begin Task input

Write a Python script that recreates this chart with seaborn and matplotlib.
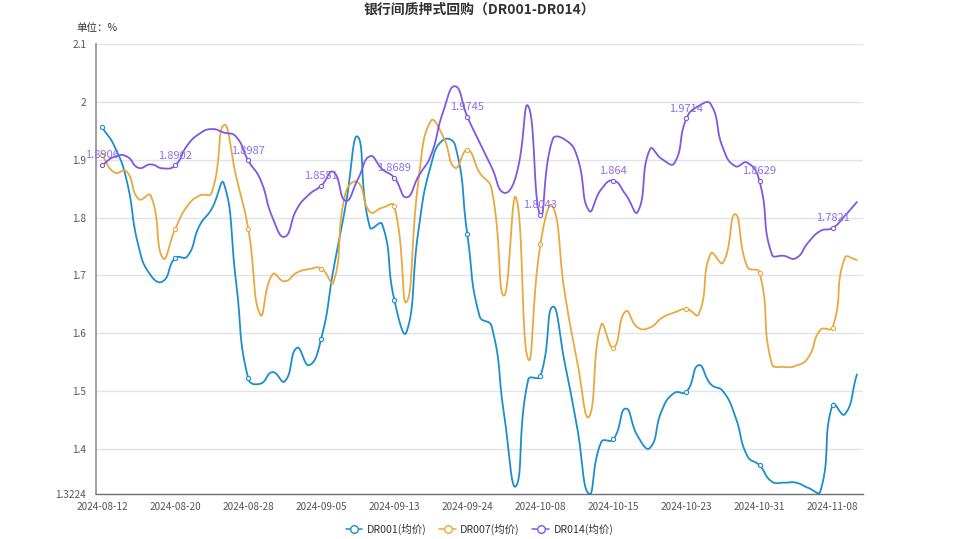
import numpy as np
import pandas as pd
import matplotlib
matplotlib.use('Agg')
import matplotlib.pyplot as plt
import seaborn as sns
from matplotlib.lines import Line2D

# ---------------- data ----------------
dates = ['2024-08-12', '2024-08-13', '2024-08-14', '2024-08-15', '2024-08-16', '2024-08-19',
         '2024-08-20', '2024-08-21', '2024-08-22', '2024-08-23', '2024-08-26', '2024-08-27',
         '2024-08-28', '2024-08-29', '2024-08-30', '2024-09-02', '2024-09-03', '2024-09-04',
         '2024-09-05', '2024-09-06', '2024-09-09', '2024-09-10', '2024-09-11', '2024-09-12',
         '2024-09-13', '2024-09-14', '2024-09-18', '2024-09-19', '2024-09-20', '2024-09-23',
         '2024-09-24', '2024-09-25', '2024-09-26', '2024-09-27', '2024-09-29', '2024-09-30',
         '2024-10-08', '2024-10-09', '2024-10-10', '2024-10-11', '2024-10-12', '2024-10-14',
         '2024-10-15', '2024-10-16', '2024-10-17', '2024-10-18', '2024-10-21', '2024-10-22',
         '2024-10-23', '2024-10-24', '2024-10-25', '2024-10-28', '2024-10-29', '2024-10-30',
         '2024-10-31', '2024-11-01', '2024-11-04', '2024-11-05', '2024-11-06', '2024-11-07',
         '2024-11-08', '2024-11-11', '2024-11-12']

dr001 = [1.956, 1.924, 1.866, 1.750, 1.700, 1.690, 1.730, 1.733, 1.786, 1.815, 1.859, 1.690,
         1.522, 1.513, 1.533, 1.517, 1.575, 1.545, 1.591, 1.710, 1.820, 1.940, 1.783, 1.789,
         1.658, 1.602, 1.780, 1.890, 1.934, 1.925, 1.771, 1.630, 1.612, 1.463, 1.336, 1.520,
         1.526, 1.646, 1.549, 1.440, 1.3224, 1.412, 1.417, 1.470, 1.422, 1.402, 1.468, 1.497,
         1.499, 1.545, 1.512, 1.500, 1.457, 1.388, 1.372, 1.344, 1.342, 1.342, 1.333, 1.327,
         1.477, 1.460, 1.529]

dr007 = [1.908, 1.878, 1.880, 1.832, 1.838, 1.730, 1.780, 1.820, 1.838, 1.843, 1.960, 1.872,
         1.781, 1.632, 1.702, 1.690, 1.705, 1.711, 1.712, 1.688, 1.843, 1.861, 1.810, 1.817,
         1.820, 1.654, 1.866, 1.967, 1.941, 1.886, 1.917, 1.878, 1.849, 1.665, 1.835, 1.555,
         1.754, 1.820, 1.670, 1.555, 1.456, 1.615, 1.575, 1.638, 1.610, 1.610, 1.627, 1.636,
         1.642, 1.633, 1.738, 1.722, 1.806, 1.715, 1.705, 1.548, 1.542, 1.544, 1.558, 1.606,
         1.610, 1.730, 1.727]

dr014 = [1.8906, 1.905, 1.906, 1.886, 1.892, 1.885, 1.8902, 1.925, 1.945, 1.953, 1.947, 1.940,
         1.8987, 1.866, 1.800, 1.767, 1.815, 1.840, 1.8551, 1.879, 1.829, 1.866, 1.906, 1.884,
         1.8689, 1.835, 1.872, 1.907, 1.982, 2.027, 1.9745, 1.930, 1.887, 1.843, 1.872, 1.993,
         1.8043, 1.935, 1.935, 1.907, 1.812, 1.849, 1.864, 1.840, 1.810, 1.918, 1.901, 1.894,
         1.9714, 1.993, 1.996, 1.920, 1.889, 1.895, 1.8629, 1.737, 1.734, 1.730, 1.757, 1.777,
         1.7821, 1.803, 1.827]

series_names = ['DR001(均价)', 'DR007(均价)', 'DR014(均价)']
series_values = [dr001, dr007, dr014]
colors = ['#1A8FCB', '#E8A93F', '#7D58E2']
label_color = '#8C6FE8'
title = '银行间质押式回购（DR001-DR014）'
unit = '单位：%'
y_ticks = [1.3224, 1.4, 1.5, 1.6, 1.7, 1.8, 1.9, 2.0, 2.1]
label_step = 6


def smooth_path(ys, smooth=0.5, sx=12.18, sy=578.0, steps=16):
    """ECharts-like bezier smoothing for display of a polyline."""
    ys = np.asarray(ys, float)
    n = len(ys)
    P = np.column_stack([np.arange(n) * sx, ys * sy])
    cpl = np.zeros_like(P)
    cpr = np.zeros_like(P)
    for i in range(n):
        prev = P[i - 1] if i > 0 else P[i]
        nxt = P[i + 1] if i < n - 1 else P[i]
        v = (nxt - prev) * smooth
        d0 = np.hypot(*(P[i] - prev))
        d1 = np.hypot(*(nxt - P[i]))
        s = d0 + d1
        if s > 0:
            d0 /= s
            d1 /= s
        cpl[i] = P[i] - v * d0
        cpr[i] = P[i] + v * d1
    t = np.linspace(0, 1, steps, endpoint=False)[:, None]
    pts = []
    for i in range(n - 1):
        p0, p1, p2, p3 = P[i], cpr[i], cpl[i + 1], P[i + 1]
        seg = (1 - t) ** 3 * p0 + 3 * (1 - t) ** 2 * t * p1 + 3 * (1 - t) * t ** 2 * p2 + t ** 3 * p3
        pts.append(seg)
    pts.append(P[-1:])
    pts = np.vstack(pts)
    return pts[:, 0] / sx, pts[:, 1] / sy


sns.set_theme(style='white')
plt.rcParams['font.family'] = ['Noto Sans CJK SC', 'DejaVu Sans']

W, H = 959, 539
fig = plt.figure(figsize=(W / 100, H / 100), dpi=100)
ax = fig.add_axes([96 / W, 1 - 494 / H, (863 - 96) / W, (494 - 44) / H])

# smooth curves
frames = []
for name, vals in zip(series_names, series_values):
    xs, ys = smooth_path(vals)
    frames.append(pd.DataFrame({'x': xs, 'y': ys, 'series': name}))
curves = pd.concat(frames, ignore_index=True)

for name, c in zip(series_names, colors):
    sub = curves[curves['series'] == name]
    sns.lineplot(data=sub, x='x', y='y', color=c, sort=False, estimator=None,
                 lw=1.3, ax=ax, legend=False, zorder=3)

# markers at labelled positions
idx = list(range(0, len(dates), label_step))
for name, vals, c in zip(series_names, series_values, colors):
    mk = pd.DataFrame({'x': idx, 'y': [vals[i] for i in idx]})
    sns.scatterplot(data=mk, x='x', y='y', color='white', edgecolor=c, linewidth=0.8,
                    s=9, ax=ax, zorder=4, legend=False)

# data labels on DR014
for i in idx:
    ax.annotate(f'{dr014[i]:g}', (i, dr014[i]), xytext=(0, 3.5), textcoords='offset points',
                ha='center', va='bottom', fontsize=8, color=label_color, zorder=5)

# axes
ax.set_xlim(-0.5, len(dates) - 0.5)
ax.set_ylim(y_ticks[0], y_ticks[-1])
for v in y_ticks[1:]:
    ax.axhline(v, color='#E0E3EA', lw=1, zorder=1)

ax.set_xticks(idx)
ax.set_xticklabels([dates[i] for i in idx])
ax.set_xticks([i - 0.5 for i in idx] + [len(dates) - 0.5], minor=True)
ax.tick_params(axis='x', which='major', length=0, pad=6, labelsize=7.2, labelcolor='#555')
ax.tick_params(axis='x', which='minor', length=5, width=1, color='#6E7079', direction='out')
ax.set_yticks(y_ticks)
ax.set_yticklabels([f'{v:g}' for v in y_ticks])
ax.tick_params(axis='y', length=5, width=1, color='#8A8A8A', direction='out', pad=2,
               labelsize=7.2, labelcolor='#555')
ax.set_xlabel('')
ax.set_ylabel('')
for s in ['top', 'right']:
    ax.spines[s].set_visible(False)
ax.spines['left'].set_color('#999999')
ax.spines['left'].set_linewidth(1.3)
ax.spines['bottom'].set_color('#6E7079')
ax.spines['bottom'].set_linewidth(1)

# texts
fig.text(0.5, 1 - 10 / H, title, ha='center', va='center', fontsize=10,
         fontweight='bold', color='#333333')
fig.text(76 / W, 1 - 28 / H, unit, ha='left', va='center', fontsize=7.6, color='#333333')

handles = [Line2D([0], [0], color=c, lw=1.1, marker='o', markersize=5.5,
                  markerfacecolor='white', markeredgecolor=c, markeredgewidth=1.0)
           for c in colors]
fig.legend(handles, series_names, loc='center', bbox_to_anchor=(0.5, 1 - 529 / H), ncol=3,
           frameon=False, fontsize=7.6, handlelength=1.6, columnspacing=1.2,
           handletextpad=0.4, labelcolor='#333333')

fig.savefig('out.png', dpi=100)
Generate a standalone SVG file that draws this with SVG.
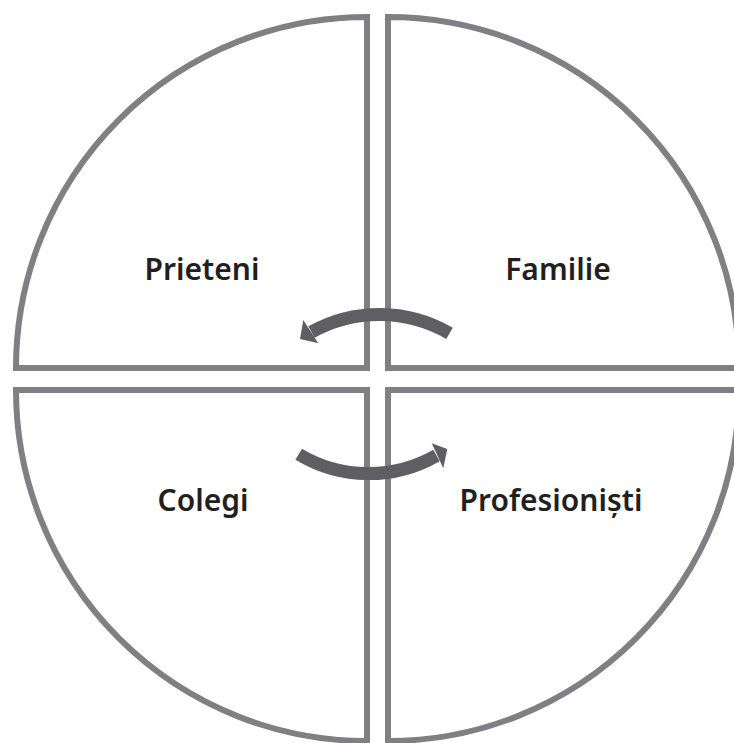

end Task input

- Written request
Please return, exactly as written, the lines from the first line of the records above through the line containing "1.477, 1.460, 1.529]", both included, leaving out any pictures.

- Correct result
Write a Python script that recreates this chart with seaborn and matplotlib.
import numpy as np
import pandas as pd
import matplotlib
matplotlib.use('Agg')
import matplotlib.pyplot as plt
import seaborn as sns
from matplotlib.lines import Line2D

# ---------------- data ----------------
dates = ['2024-08-12', '2024-08-13', '2024-08-14', '2024-08-15', '2024-08-16', '2024-08-19',
         '2024-08-20', '2024-08-21', '2024-08-22', '2024-08-23', '2024-08-26', '2024-08-27',
         '2024-08-28', '2024-08-29', '2024-08-30', '2024-09-02', '2024-09-03', '2024-09-04',
         '2024-09-05', '2024-09-06', '2024-09-09', '2024-09-10', '2024-09-11', '2024-09-12',
         '2024-09-13', '2024-09-14', '2024-09-18', '2024-09-19', '2024-09-20', '2024-09-23',
         '2024-09-24', '2024-09-25', '2024-09-26', '2024-09-27', '2024-09-29', '2024-09-30',
         '2024-10-08', '2024-10-09', '2024-10-10', '2024-10-11', '2024-10-12', '2024-10-14',
         '2024-10-15', '2024-10-16', '2024-10-17', '2024-10-18', '2024-10-21', '2024-10-22',
         '2024-10-23', '2024-10-24', '2024-10-25', '2024-10-28', '2024-10-29', '2024-10-30',
         '2024-10-31', '2024-11-01', '2024-11-04', '2024-11-05', '2024-11-06', '2024-11-07',
         '2024-11-08', '2024-11-11', '2024-11-12']

dr001 = [1.956, 1.924, 1.866, 1.750, 1.700, 1.690, 1.730, 1.733, 1.786, 1.815, 1.859, 1.690,
         1.522, 1.513, 1.533, 1.517, 1.575, 1.545, 1.591, 1.710, 1.820, 1.940, 1.783, 1.789,
         1.658, 1.602, 1.780, 1.890, 1.934, 1.925, 1.771, 1.630, 1.612, 1.463, 1.336, 1.520,
         1.526, 1.646, 1.549, 1.440, 1.3224, 1.412, 1.417, 1.470, 1.422, 1.402, 1.468, 1.497,
         1.499, 1.545, 1.512, 1.500, 1.457, 1.388, 1.372, 1.344, 1.342, 1.342, 1.333, 1.327,
         1.477, 1.460, 1.529]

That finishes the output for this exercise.